Huh. That's a theme I'd noticed in other episodes, but for some reason I hadn't connected it to this episode.

The destruction of Eyghon is interesting when seen through that lens:

Giles: He's killing her!

Willow: No! Trust me! This is gonna work!

Jenny survives (for the moment) and Eyghon is finally killed because Giles goes along with a plan devised by a 16-year-old girl with no Slayer instincts or Watcher Council training.
posted by creepygirl at 9:22 PM on March 24, 2015 [2 favorites]


Jenny survives (for the moment) and Eyghon is finally killed because Giles goes along with a plan devised by a 16-year-old girl with no Slayer instincts or Watcher Council training.
Well, to be fair, Giles and his mates were probably only a couple/three years older than Willow when they raised Eyghon in the first place. Some things I reckon you just have to be young and not risk-averse in order to accomplish.

This show loves to demonstrate, time and time again, that trying to do something by yourself and shutting everyone else out is a terrible, terrible plan.
But that's my life strategy! Good thing we don't live in the Buffyverse... But yes, that is definitely a theme which I hadn't ever articulated before and will be watching for now that it's been pointed out.
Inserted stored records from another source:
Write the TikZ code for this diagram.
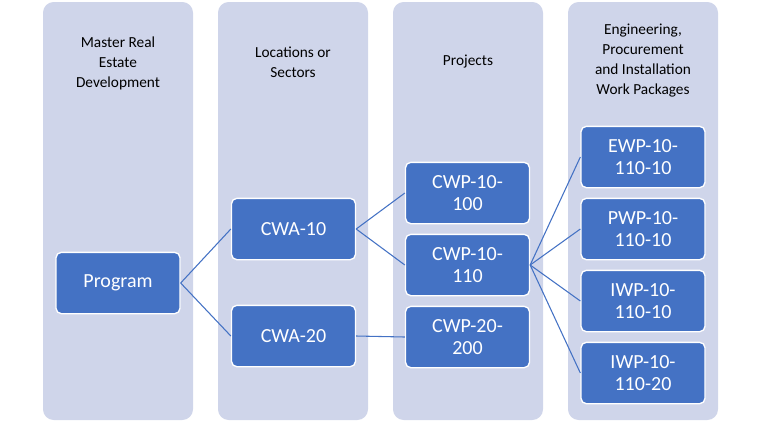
\documentclass[tikz,border=0pt]{standalone}
\usepackage{fontspec}
\setmainfont{Carlito}
\begin{document}
\begin{tikzpicture}[x=0.75pt,y=-0.75pt,
 col/.style={fill={rgb,255:red,207;green,213;blue,234},draw=none,rounded corners=8pt},
 box/.style={fill={rgb,255:red,68;green,114;blue,196},draw=white,line width=1pt,rounded corners=4pt,text=white,font=\fontsize{15}{17}\selectfont,align=center,minimum width=93pt,minimum height=46pt,inner sep=1pt},
 hd/.style={font=\fontsize{11.5}{15}\selectfont,align=center,text=black},
 ln/.style={draw={rgb,255:red,68;green,114;blue,196},line width=0.8pt}]
\useasboundingbox (0,0) rectangle (762,422);
\fill[col] (43,2) rectangle (193,420);
\fill[col] (218,2) rectangle (368,420);
\fill[col] (393,2) rectangle (543,420);
\fill[col] (568,2) rectangle (718,420);
\node[hd] (h1) at (118,63) {Master Real\\Estate\\Development};
\node[hd] (h2) at (293,62) {Locations or\\Sectors};
\node[hd] (h3) at (468,62) {Projects};
\node[hd] (h4) at (643,61) {Engineering,\\Procurement\\and Installation\\Work Packages};
\node[box] (p) at (118,283) {Program};
\node[box] (a1) at (293.5,229) {CWA-10};
\node[box] (a2) at (293.5,336) {CWA-20};
\node[box] (c1) at (467.5,193) {CWP-10-\\100};
\node[box] (c2) at (467.5,265) {CWP-10-\\110};
\node[box] (c3) at (467.5,337) {CWP-20-\\200};
\node[box] (e1) at (643,157) {EWP-10-\\110-10};
\node[box] (e2) at (643,229) {PWP-10-\\110-10};
\node[box] (e3) at (643,301) {IWP-10-\\110-10};
\node[box] (e4) at (643,373) {IWP-10-\\110-20};
\draw[ln] (p.east) -- (a1.west);
\draw[ln] (p.east) -- (a2.west);
\draw[ln] (a1.east) -- (c1.west);
\draw[ln] (a1.east) -- (c2.west);
\draw[ln] (a2.east) -- (c3.west);
\foreach \e in {e1,e2,e3,e4} \draw[ln] (c2.east) -- (\e.west);
\end{tikzpicture}
\end{document}
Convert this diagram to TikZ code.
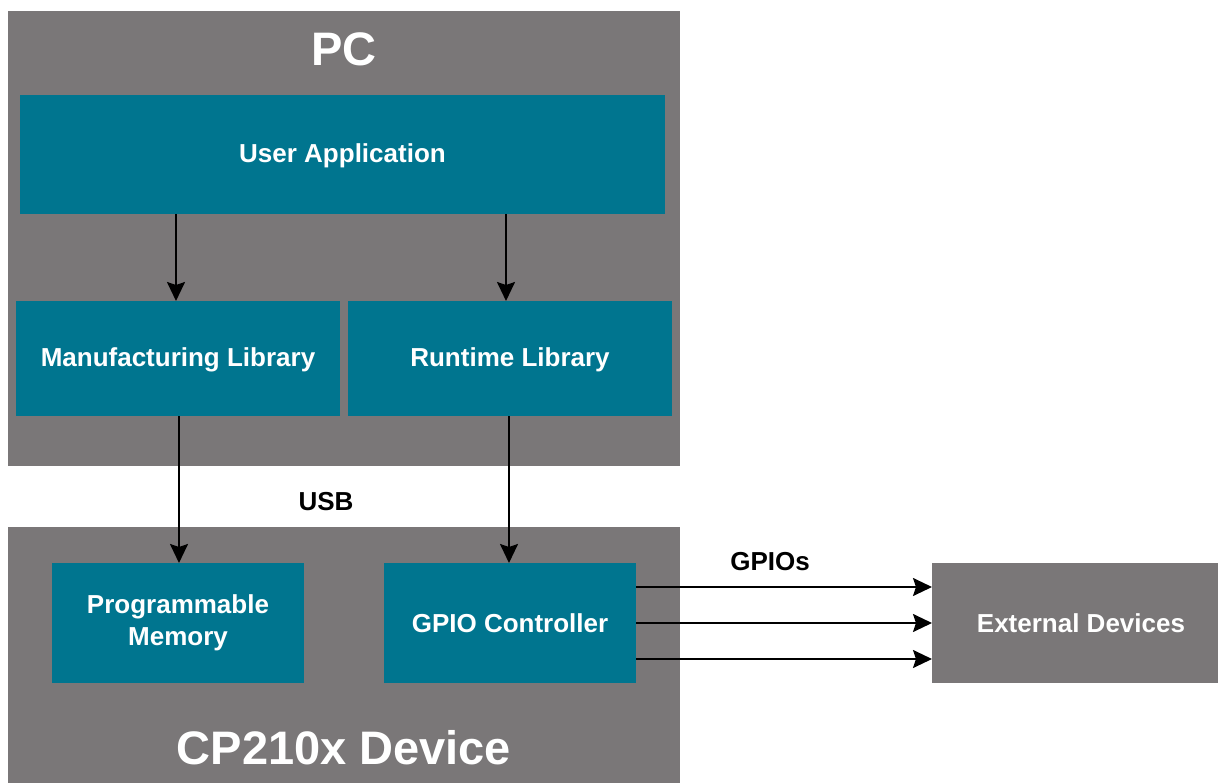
\documentclass[tikz,border=0pt]{standalone}
\usepackage{fontspec}
\setmainfont{Liberation Sans}
\usetikzlibrary{arrows.meta}
\definecolor{boxgray}{HTML}{7A7778}
\definecolor{teal}{HTML}{00758F}
\begin{document}
\begin{tikzpicture}[x=1pt,y=-1pt,
  graybox/.style={fill=boxgray,draw=none,inner sep=0pt,outer sep=0pt},
  tealbox/.style={fill=teal,draw=none,inner sep=0pt,outer sep=0pt,text=white,
    font=\fontsize{26}{32}\selectfont\bfseries,align=center},
  title/.style={text=white,font=\fontsize{47}{52}\selectfont\bfseries,inner sep=0pt},
  lbl/.style={text=black,font=\fontsize{26}{30}\selectfont\bfseries,inner sep=0pt},
  arr/.style={line width=2pt,-{Stealth[length=19pt,width=18pt,inset=3pt]}}]
\fill[white] (0,0) rectangle (1218,783);
\useasboundingbox (0,0) rectangle (1218,783);
% containers
\node[graybox,minimum width=672pt,minimum height=455pt] (pc) at (344,238.5) {};
\node[graybox,minimum width=672pt,minimum height=256pt] (dev) at (344,655) {};
\node[title] (pct) at (344,49) {PC};
\node[title] (devt) at (344,748) {CP210x Device};
% inner boxes
\node[tealbox,minimum width=645pt,minimum height=119pt,text depth=3pt] (ua) at (342.5,154.5) {User Application};
\node[tealbox,minimum width=324pt,minimum height=115pt,text depth=3pt] (ml) at (178,358.5) {Manufacturing Library};
\node[tealbox,minimum width=324pt,minimum height=115pt,text depth=3pt] (rl) at (510,358.5) {Runtime Library};
\node[tealbox,minimum width=252pt,minimum height=120pt] (pm) at (178,623) {Programmable\\Memory};
\node[tealbox,minimum width=252pt,minimum height=120pt] (gc) at (510,623) {GPIO Controller};
\node[graybox,minimum width=286pt,minimum height=120pt] (ext) at (1075,623) {};
\node[text=white,font=\fontsize{26}{32}\selectfont\bfseries,inner sep=0pt] (extt) at (1081,623) {External Devices};
% labels
\node[lbl] (usb) at (326,502) {USB};
\node[lbl] (gpios) at (770,562) {GPIOs};
% arrows
\draw[arr] (ua.south -| 176,0) -- (ml.north -| 176,0);
\draw[arr] (ua.south -| 506,0) -- (rl.north -| 506,0);
\draw[arr] (ml.south -| 179,0) -- (pm.north -| 179,0);
\draw[arr] (rl.south -| 509,0) -- (gc.north -| 509,0);
\draw[arr] (gc.east |- 0,587) -- (ext.west |- 0,587);
\draw[arr] (gc.east |- 0,623) -- (ext.west |- 0,623);
\draw[arr] (gc.east |- 0,659) -- (ext.west |- 0,659);
\end{tikzpicture}
\end{document}
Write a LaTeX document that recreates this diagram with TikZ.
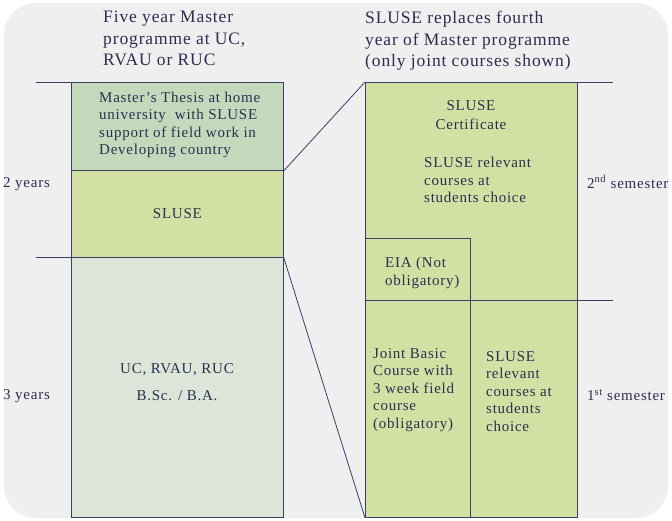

I can think of about a zillion examples, but it's nice to watch with some meta-faculties in place.
posted by Athanassiel at 11:04 PM on March 24, 2015 [1 favorite]


Early on, as the scoobies watch Giles and Jenny Calendar walking down the hall.

Buffy: Look at them.
Xander: A twosome of cuteness.
Willow: Can't you just imagine them getting together?

Scoobies all smile, then slowly smiles change to looks of ickiness and they hurriedly leave.